Our student body also has a new constitution for the first time 50 years. What exactly does it entail?
It basically modernizes and strengthens the student body’s right to represent themselves with their own governing boards for campus activities. It made it easier to navigate the two student bodies with better job descriptions, and updating a social document that was 50 years old just had to be done. There are some really good avenues for students to meaningfully affect their lives here at ARC.
In the April student election, you won by one vote against your opponent. Any thoughts on the election and the turn out?
It was against a close ally of mine, Kindra Pring. I think we had a lot of the same message, just had different ways of how we wanted them executed. At the end of the day, it literally comes down to one vote. Now we’re going about things in the way I think they should be done and that obviously has a different consequence than it would have if someone else would have won. What fun is a blowout?
The turn out was very low for that election. How does the ASB aim to get the student body more involved and how can students in turn get more involved?
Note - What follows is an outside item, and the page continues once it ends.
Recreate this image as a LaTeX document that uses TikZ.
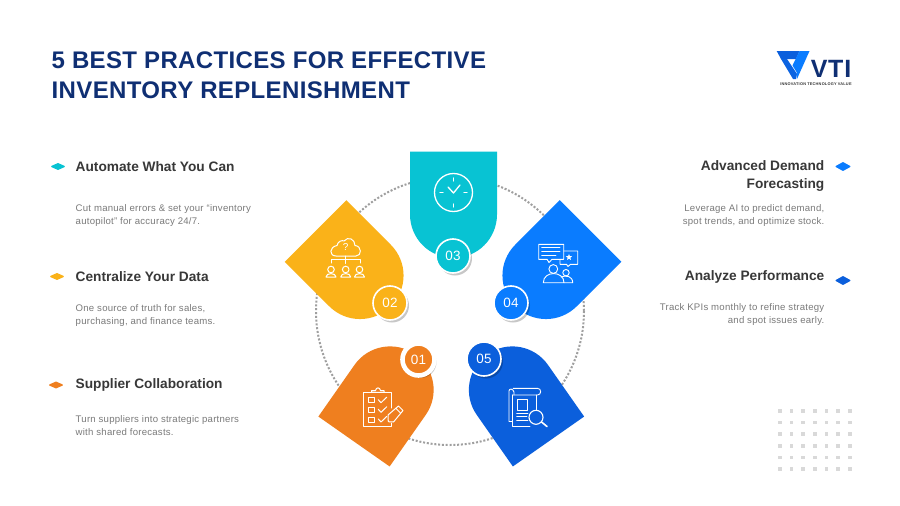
\documentclass[tikz,border=0pt]{standalone}
\usepackage{fontspec}
\setmainfont{Liberation Sans}
\usetikzlibrary{shadows,shapes.geometric}
\definecolor{navy}{HTML}{0F2F73}
\definecolor{teal03}{HTML}{08C3D3}
\definecolor{amber02}{HTML}{FAB219}
\definecolor{blue04}{HTML}{0A7CFF}
\definecolor{orange01}{HTML}{EF7F1F}
\definecolor{blue05}{HTML}{0B5FDC}
\definecolor{headgray}{HTML}{383838}
\definecolor{bodygray}{HTML}{7A7A7A}
\tikzset{
  headtext/.style={inner sep=0pt, text=headgray, font=\fontsize{13.7}{18}\selectfont\bfseries},
  bodytext/.style={inner sep=0pt, text=bodygray, font=\fontsize{9.6}{12.2}\selectfont\addfontfeature{LetterSpace=2.5}},
  bullet/.style={diamond, inner sep=0pt, minimum width=13pt, minimum height=6pt, fill=#1, draw=#1, line width=1.4pt, line join=round},
  badge/.style={circle, draw=white, fill=#1, minimum size=34pt, inner sep=0pt, line width=1.6pt, text=white,
    font=\fontsize{13.5}{16}\selectfont, drop shadow={shadow xshift=2pt, shadow yshift=-2.5pt, opacity=.22, fill=black}},
  icon/.style={draw=white, line width=1pt, line join=round, line cap=round}
}
\begin{document}
\begin{tikzpicture}[x=1pt, y=-1pt]
  \fill[white] (0,0) rectangle (900,506);
  \useasboundingbox (0,0) rectangle (900,506);

  % Title and logo
  \node[inner sep=0pt, anchor=west, align=left, text=navy, font=\fontsize{24}{30}\selectfont\bfseries\addfontfeature{LetterSpace=1.5}] (title) at (51.5,75)
    {5 BEST PRACTICES FOR EFFECTIVE\\INVENTORY REPLENISHMENT};
  \fill[blue05] (776.7,51) -- (799.5,51) -- (796,59) -- (785.5,59) -- (781,59) -- cycle;
  \fill[blue05!85!blue04] (781,59) -- (787,59) -- (797,74) -- (796,79) -- (793,79) -- cycle;
  \fill[blue04] (799.5,51) -- (809.5,51) -- (797,79) -- (796.5,72) -- (792.5,65.5) -- cycle;
  \node[inner sep=0pt, text=navy, font=\fontsize{25}{25}\selectfont\bfseries\addfontfeature{LetterSpace=3}] (vti) at (831,69) {VTI};
  \node[inner sep=0pt, text=headgray, font=\fontsize{3.9}{4}\selectfont\bfseries\addfontfeature{LetterSpace=5}] (tagline) at (816,84) {INNOVATION TECHNOLOGY VALUE};

  % Dotted ring
  \draw[gray!75, line width=2pt, dash pattern=on 2pt off 1.8pt] (450,311) circle (134);

  % Petals
  \foreach \px/\py/\prot/\pcol in {453.5/151.5/0/teal03, 315.5/231/45/amber02, 590.5/231/-45/blue04, 354/441.5/145/orange01, 548.5/441.5/-145/blue05}{
    \begin{scope}[shift={(\px,\py)}, rotate=\prot]
      \fill[\pcol] (-43.5,0) -- (43.5,0) -- (43.5,63) arc[start angle=0, end angle=180, radius=43.5] -- cycle;
    \end{scope}
  }

  % Badges
  \node[badge=teal03] (b3) at (453,256) {03};
  \node[badge=amber02] (b2) at (390,303) {02};
  \node[badge=blue04] (b4) at (511,303) {04};
  \node[badge=orange01, line width=4.6pt, minimum size=32pt] (b1) at (418.5,359.5) {01};
  \node[badge=blue05] (b5) at (484,359) {05};

  % Clock icon
  \draw[icon, line width=1.3pt] (453.5,192.5) circle (19);
  \draw[icon, line width=1.3pt] (448,187) -- (453.5,193) -- (460,185);
  \draw[icon, line width=1.3pt] (453.5,178) -- (453.5,181) (453.5,204) -- (453.5,207) (440,192.5) -- (443,192.5) (464,192.5) -- (467,192.5);

  % Cloud icon
  \draw[icon] (336,256) .. controls (329,256) and (329,247) .. (337,245.5) .. controls (338,241) and (342,240) .. (344,241)
    .. controls (348,236) and (355,239) .. (355,245.5) .. controls (362,246) and (362,256) .. (356,256) -- cycle;
  \node[inner sep=0pt, text=white, font=\fontsize{10}{10}\selectfont] (qmark) at (345.7,247.5) {?};
  \draw[icon] (345.7,256) -- (345.7,263.5) (331,263) -- (331,259) -- (360,259) -- (360,263);
  \foreach \hx in {331,345.7,359.5}{
    \draw[icon] (\hx,269.5) circle (3.3);
    \draw[icon] (\hx-5,277) .. controls (\hx-5,272.5) and (\hx+5,272.5) .. (\hx+5,277) -- cycle;
  }

  % Chat icon
  \draw[icon, line width=.9pt] (538.7,244.3) -- (563.7,244.3) -- (563.7,259.3) -- (552,259.3) -- (549,262.5) -- (547,259.3) -- (538.7,259.3) -- cycle;
  \draw[icon, line width=.9pt] (541.7,247.3) -- (560,247.3) (541.7,251.3) -- (560,251.3) (541.7,255.3) -- (556,255.3);
  \draw[icon, line width=.9pt] (563.7,251) -- (577.7,251) -- (577.7,264.3) -- (570.5,264.3) -- (568,266.5) -- (566.5,264.3) -- (560,264.3) -- (560,259.3);
  \node[star, star points=5, star point ratio=2.2, fill=white, inner sep=0pt, minimum size=6.5pt] (chatstar) at (569,257.3) {};
  \draw[icon, line width=.9pt] (553.3,269) circle (4.4);
  \draw[icon, line width=.9pt] (543.3,282.7) .. controls (543.3,270.5) and (564,270.5) .. (564,282.7) -- cycle;
  \draw[icon, line width=.9pt] (566,272.7) circle (3.2);
  \draw[icon, line width=.9pt] (561,277) .. controls (566,275) and (572.7,276) .. (572.7,282.7) -- (564,282.7);

  % Checklist icon
  \draw[icon] (391,408) -- (391,392.3) -- (384,392.3) (371.7,392.3) -- (363.3,392.3) -- (363.3,426.7) -- (391,426.7) -- (391,423);
  \draw[icon] (371.7,392.3) -- (371.7,390.5) -- (375.5,390.5) .. controls (376,387) and (380,387) .. (380.5,390.5) -- (384,390.5) -- (384,392.3) -- cycle;
  \foreach \cy in {397.7,407.3,417}{
    \draw[icon] (368.3,\cy) rectangle (374,\cy+5);
    \draw[icon] (378.3,\cy+2) -- (381,\cy+5) -- (386.7,\cy-.5);
  }
  \draw[icon] (388.3,421.7) -- (388,415) -- (398.5,406) -- (403,410.5) -- (393.5,422) -- cycle;
  \draw[icon] (396,408.5) -- (400.5,413);

  % Report icon
  \draw[icon, line width=.9pt] (512.3,395) -- (537.5,395) .. controls (541.7,395) and (541.7,388.3) .. (537.5,388.3) -- (513,388.3);
  \draw[icon, line width=.9pt] (512.3,395) -- (512.3,426.7) -- (530,426.7) (536.7,395) -- (536.7,410);
  \draw[icon, line width=.9pt] (512.3,421.5) -- (509,421.5) -- (509,391) .. controls (509,388.3) and (513,388.3) .. (514,392) -- (514,395);
  \draw[icon, line width=.9pt] (517.3,399) rectangle (527.7,410);
  \draw[icon, line width=.9pt] (516.7,413.3) -- (528,413.3) (516.7,416.7) -- (527,416.7) (516.7,420) -- (528,420);
  \draw[icon, line width=1.1pt] (536,417.3) circle (7);
  \draw[icon, line width=1.6pt] (541.5,422) -- (547,426.5);

  % Left column
  \node[bullet=teal03] (d1) at (58,166.5) {};
  \node[headtext, anchor=west] (h1) at (75.5,166.5) {Automate What You Can};
  \node[bodytext, anchor=west, align=left] (t1) at (75.5,215.5) {Cut manual errors \& set your “inventory\\autopilot” for accuracy 24/7.};
  \node[bullet=amber02] (d2) at (57,276.5) {};
  \node[headtext, anchor=west] (h2) at (75.5,276.5) {Centralize Your Data};
  \node[bodytext, anchor=west, align=left] (t2) at (75.5,315.5) {One source of truth for sales,\\purchasing, and finance teams.};
  \node[bullet=orange01] (d3) at (56,385) {};
  \node[headtext, anchor=west] (h3) at (75.5,384.5) {Supplier Collaboration};
  \node[bodytext, anchor=west, align=left] (t3) at (75.5,425.5) {Turn suppliers into strategic partners\\with shared forecasts.};

  % Right column
  \node[bullet=blue04, minimum width=14pt, minimum height=8pt] (d4) at (843,166.5) {};
  \node[headtext, anchor=east, align=right] (h4) at (824.5,175.5) {Advanced Demand\\Forecasting};
  \node[bodytext, anchor=east, align=right] (t4) at (824.5,215.5) {Leverage AI to predict demand,\\spot trends, and optimize stock.};
  \node[bullet=blue05, minimum width=14pt, minimum height=8pt] (d5) at (843,280.5) {};
  \node[headtext, anchor=east] (h5) at (824.5,276.5) {Analyze Performance};
  \node[bodytext, anchor=east, align=right] (t5) at (824.5,314.5) {Track KPIs monthly to refine strategy\\and spot issues early.};

  % Dot grid
  \foreach \gx in {779.7,791.3,803,814.7,826.3,838,849.7}
    \foreach \gy in {410.7,422.3,434,445.7,457.3,469}
      \fill[black!15] (\gx-1.8,\gy-1.8) rectangle (\gx+1.8,\gy+1.8);
\end{tikzpicture}
\end{document}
We have over 47,000 students here and a little over 300 voted last April. There’s a lot of ways, the ASB holds meetings every week at 12:30 p.m. in Portable 611 and the Clubs and Events Board (CAEB), meets in the same room before us at 10:30 a.m. Just getting involved in the clubs available helps you find people interested in the same professional interests and are focused in the same areas you are. I think that those students that just kind of come and get their degree and leave are really missing on networking, which is a really important part of school.
What’s going on with the food situation here at ARC?
Right now we are under contract with ARAMARK but there is growing discontent with food services and the student body. That is something we are not only addressing here but also at our region meetings. They have a non-competition clause, which means if you want to sell food on campus, you have to clear it with them first. The hope is that we can see some more competition on campus because that’s kind of a hallmark of our society, that competition drives the integrity of the product. It would be nice to see an increased rate of service with extended hours and better quality. It should be more affordable to our students and be willing to work with our curriculum.
What’s on the agenda for the students this semester?
We have the Haunted Festival coming up along with Club Days. We will have some political action days; we’re looking to get some of the candidates out here to speak on their platforms. We can’t support one platform over the others, so I would really like to see as many platforms as possible. We have a big Welcome Day scheduled for Sept. 15, students will be able to see those clubs all over that day. Club Days are expanding ever since we fixed the budgetary restrictions that were imposed on the club system a few years ago, and at this point, the club board is well over 60 clubs. It’s fun to walk through campus and see barbecues and open mics.